Defense in Depth. A variety of strong definitions exist for defense in depth in the security community.  A NIST publication defines theDefense-in-depth concept as “an important security architecture principle that has significant application to industrial control systems (ICS), cloud services, storehouses of sensitive data, and many other areas. We claim that an ideal defense-in-depth posture is ‘deep’, containing many layers of security, and ‘narrow’, the number of node independent attack paths is minimized.” Measuring and Improving the Effectiveness of Defense-in-Depth Postures | NIST

Zero trust (ZT) is the term for an evolving set of cybersecurity paradigms that move defenses from static, network- based perimeters to focus on users, assets, and resources. A zero-trust architecture (ZTA) uses zero trust principles to plan industrial and enterprise infrastructure and workflows. Zero trust assumes there is no implicit trust granted to assets or user accounts based solely on their physical or network location (i.e., local area networks versus the internet) or based on asset ownership (enterprise or personally owned). Authentication and authorization (both subject and device) are discrete functions performed before a session to an enterprise resource is established. Zero trust is a response to enterprise network trends that include remote users, bring your own device (BYOD), and cloud- based assets that are not located within an enterprise-owned network boundary. Zero trust focus on protecting resources (assets, services, workflows, network accounts, etc.), not network segments, as the network location is no longer seen as the prime component to the security posture of the resource. This document contains an abstract definition of zero trust architecture (ZTA) and gives general deployment models and use cases where zero trust could improve an enterprise’s overall information technology security posture. Zero Trust Architecture | NIST

Zero trust is the newest of the pillars and has not received the investment or focus of the others. Both industry and government are prioritizing this approach. In government, the Department of Homeland Security is leading the civilian side of exploring and optimizing the zero-trust approach. On the defense and intelligence side of government, a zero trust pilot is being undertaken as a joint effort with The U.S. Cyber Command, the Defense Information Systems Agency, and the National Security Agency where they are lab testing various technologies. According to Neal Ziring, the technical director for NSA’s Cybersecurity directorate, “The team has been able to demonstrate the effectiveness of zero trust at preventing, detecting, responding and recovering from cyberattacks,” DHS, NSA creating reusable pieces to zero trust foundation | Federal News Network

When Security by Design, Defense in Depth, and Zero Trust are combined, cybersecurity becomes stronger. Security by design monitors, manages, and maintains the security process.  Defense in depth enables layers of redundant protective security measures to help deter data breaches.  And zero trust focuses on protecting resources (assets, services, workflows, network accounts) through strict identity & access management enforced by authentication and proper authorization.

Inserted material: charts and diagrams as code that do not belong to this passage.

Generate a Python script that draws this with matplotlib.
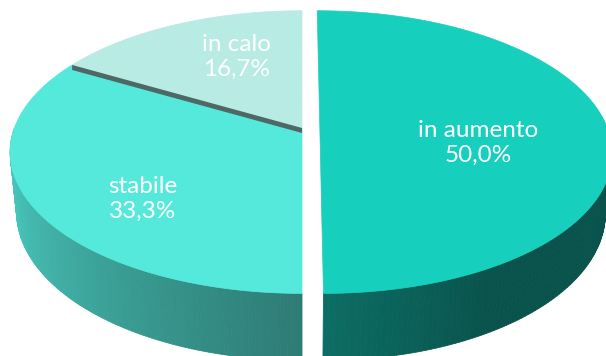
import numpy as np
import matplotlib
matplotlib.use("Agg")
import matplotlib.pyplot as plt
from matplotlib.collections import PolyCollection
from matplotlib.colors import to_rgb

labels = ["in aumento", "stabile", "in calo"]
values = [50.0, 33.3, 16.7]
top_colors = ["#17CFBD", "#55E9DC", "#B8EBE4"]
explode = [0.062, 0.0, 0.0]

# pixel canvas and camera for the tilted disc
W, H = 606, 356
elev = np.radians(28.5)
dist = 5.16
scale = 1484
cx, cy = 302, 128
thick = 0.24

label_xy = [(478, 143), (143, 199), (237, 57)]


def project(X, Y, Z):
    c, s = np.cos(elev), np.sin(elev)
    depth = dist + Y * c - Z * s
    sx = X / depth
    sy = (Y * s + Z * c) / depth
    return cx + scale * sx, cy - scale * sy


def wall_shade(phi):
    # light comes from the left: walls facing left are brighter
    phi = np.mod(phi, 360)
    return np.clip(0.87 - (phi - 192) * 0.00435, 0.40, 0.90)


fig = plt.figure(figsize=(W / 100, H / 100), dpi=100)
ax = fig.add_axes([0, 0, 1, 1])
ax.set_xlim(0, W)
ax.set_ylim(H, 0)
ax.axis("off")

total = sum(values)
bounds = 90 - np.cumsum([0] + values) / total * 360
slices = []
for i, v in enumerate(values):
    a1, a2 = bounds[i], bounds[i + 1]
    mid = np.radians((a1 + a2) / 2)
    ox, oy = explode[i] * np.cos(mid), explode[i] * np.sin(mid)
    slices.append((a1, a2, ox, oy))

# side walls (only the near half shows)
for i, (a1, a2, ox, oy) in enumerate(slices):
    base = np.array(to_rgb(top_colors[i]))
    ang = np.linspace(a2, a1, 200)
    quads, cols = [], []
    for p, q in zip(ang[:-1], ang[1:]):
        if np.sin(np.radians((p + q) / 2)) > 0:
            continue
        pts = []
        for a, z in ((p, 0), (q, 0), (q, -thick), (p, -thick)):
            r = np.radians(a)
            pts.append(project(np.cos(r) + ox, np.sin(r) + oy, z))
        quads.append(pts)
        cols.append(base * wall_shade((p + q) / 2))
    ax.add_collection(PolyCollection(quads, facecolors=cols, edgecolors=cols, linewidths=0.6))

# top faces
for i, (a1, a2, ox, oy) in enumerate(slices):
    ang = np.radians(np.linspace(a1, a2, 200))
    xs = np.concatenate([[ox], np.cos(ang) + ox])
    ys = np.concatenate([[oy], np.sin(ang) + oy])
    px, py = project(xs, ys, np.zeros_like(xs))
    ax.fill(px, py, color=top_colors[i], lw=0.5, ec=top_colors[i])

# edge of the small slice seen against the middle one
a = np.radians(slices[2][0])
x0, y0 = project(0, 0, 0)
x1, y1 = project(np.cos(a), np.sin(a), 0)
ax.fill([x1, x0, x0, x1], [y1, y0, y0 + 5, y1 + 5], color="#4E6965", lw=0)

for i, lab in enumerate(labels):
    txt = lab + "\n" + f"{values[i]:.1f}%".replace(".", ",")
    ax.text(label_xy[i][0], label_xy[i][1], txt, ha="center", va="center",
            color="white", fontsize=17.5, family="Lato", linespacing=1.2)

fig.savefig("out.png", dpi=100)
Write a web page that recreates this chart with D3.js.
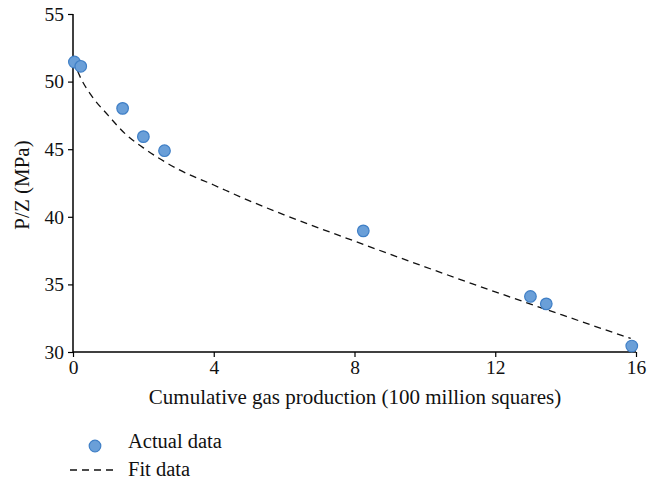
<!DOCTYPE html>
<html>
<head>
<meta charset="utf-8">
<script src="https://cdn.jsdelivr.net/npm/d3@7/dist/d3.min.js"></script>
<style>
  html, body { margin: 0; padding: 0; background: #fff; }
  svg { display: block; font-family: "Liberation Serif", "DejaVu Serif", serif; }
</style>
</head>
<body>
<svg id="chart" width="660" height="485"></svg>
<script>
// Measured P/Z against cumulative gas production
const actualX = [0.04, 0.22, 1.41, 2.0, 2.6, 8.25, 13.0, 13.45, 15.88];
const actualY = [51.45, 51.13, 48.02, 45.93, 44.89, 38.96, 34.11, 33.56, 30.44];

// Fitted curve samples
const fitX = [0, 0.25, 0.5, 1, 1.5, 2, 3, 4, 5, 6, 8, 10, 12, 14, 15.85];
const fitY = [51.6, 50.1, 49.05, 47.5, 46.1, 45.1, 43.5, 42.35, 41.2, 40.15, 38.2, 36.3, 34.45, 32.65, 31.0];

const xTicks = [0, 4, 8, 12, 16];
const yTicks = [30, 35, 40, 45, 50, 55];

const xTitle = "Cumulative gas production (100 million squares)";
const yTitle = "P/Z (MPa)";
const legendLabels = ["Actual data", "Fit data"];

const svg = d3.select("#chart");
const plotLeft = 73, plotRight = 636, plotTop = 14, plotBottom = 352;

const x = d3.scaleLinear().domain([0, 16]).range([plotLeft, plotRight]);
const y = d3.scaleLinear().domain([30, 55]).range([plotBottom, plotTop]);

const dotFill = "#6a9fd8";
const dotStroke = "#3f7fc6";

// Axes
const xAxis = svg.append("g")
  .attr("transform", `translate(0,${plotBottom})`)
  .call(d3.axisBottom(x).tickValues(xTicks).tickSize(5).tickPadding(3).tickFormat(d3.format("d")));
const yAxis = svg.append("g")
  .attr("transform", `translate(${plotLeft},0)`)
  .call(d3.axisLeft(y).tickValues(yTicks).tickSize(5).tickPadding(4).tickFormat(d3.format("d")));

[xAxis, yAxis].forEach(g => {
  g.select(".domain").attr("stroke", "#000").attr("stroke-width", 1.5);
  g.selectAll(".tick line").attr("stroke", "#000").attr("stroke-width", 1.2);
  g.selectAll(".tick text").attr("fill", "#111").attr("font-size", 19.5)
    .attr("font-family", "Liberation Serif, DejaVu Serif, serif");
});
xAxis.select(".domain").attr("d", `M${plotLeft},0H${plotRight}`);
yAxis.select(".domain").attr("d", `M0,${plotTop}V${plotBottom}`);

// Fitted curve
const fitData = fitX.map((d, i) => [d, fitY[i]]);
svg.append("path")
  .datum(fitData)
  .attr("fill", "none")
  .attr("stroke", "#111")
  .attr("stroke-width", 1.3)
  .attr("stroke-dasharray", "7,5")
  .attr("d", d3.line().x(d => x(d[0])).y(d => y(d[1])).curve(d3.curveMonotoneX));

// Measured points
const pts = actualX.map((d, i) => [d, actualY[i]]);
svg.append("g").selectAll("circle")
  .data(pts)
  .join("circle")
  .attr("cx", d => x(d[0]))
  .attr("cy", d => y(d[1]))
  .attr("r", 5.8)
  .attr("fill", dotFill)
  .attr("stroke", dotStroke)
  .attr("stroke-width", 1.2);

// Axis titles
svg.append("text")
  .attr("x", 355)
  .attr("y", 404)
  .attr("text-anchor", "middle")
  .attr("font-size", 21)
  .attr("fill", "#111")
  .text(xTitle);

svg.append("text")
  .attr("transform", `translate(29,${(plotTop + plotBottom) / 2 + 2}) rotate(-90)`)
  .attr("text-anchor", "middle")
  .attr("font-size", 21)
  .attr("fill", "#111")
  .text(yTitle);

// Legend
const legend = svg.append("g");
legend.append("circle")
  .attr("cx", 95).attr("cy", 446).attr("r", 5.8)
  .attr("fill", dotFill).attr("stroke", dotStroke).attr("stroke-width", 1.2);
legend.append("line")
  .attr("x1", 70).attr("x2", 116).attr("y1", 470).attr("y2", 470)
  .attr("stroke", "#111").attr("stroke-width", 1.3).attr("stroke-dasharray", "7,5");
legend.selectAll("text.lab")
  .data(legendLabels)
  .join("text")
  .attr("class", "lab")
  .attr("x", 128)
  .attr("y", (d, i) => 448 + i * 28)
  .attr("font-size", 20.5)
  .attr("fill", "#111")
  .text(d => d);
</script>
</body>
</html>
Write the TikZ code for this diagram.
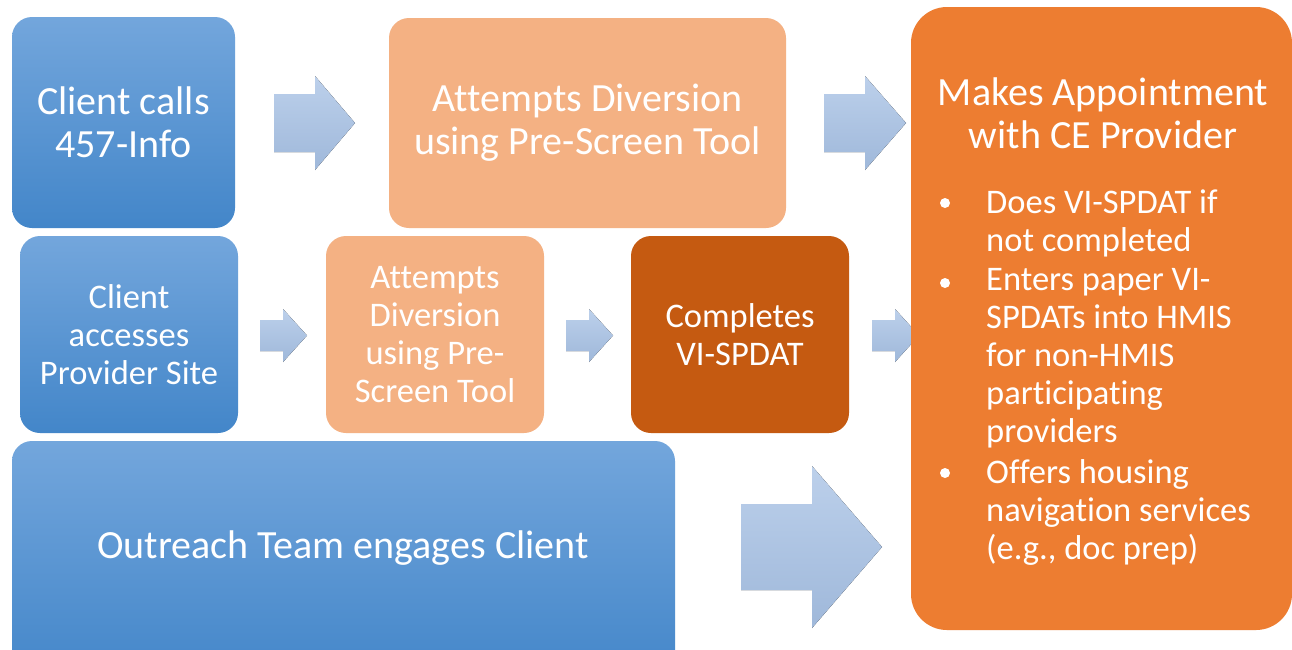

These three pillars of cybersecurity risk management need not stand alone. In fact, they all should be incorporated together in cybersecurity framework strategy to identify gaps, mitigate threats, and build resilience in the case of an inevitable cyberattack.  Of course, there are many other elements and protocols associated with utilization of these cyber risk management pillars. Combining them creates a more holistic mindset that also makes it easier to plan and adapt. With the growing sophistication of global cyber-threats and the expanding digital attack surface, a vigilant three pillar approach makes good sense.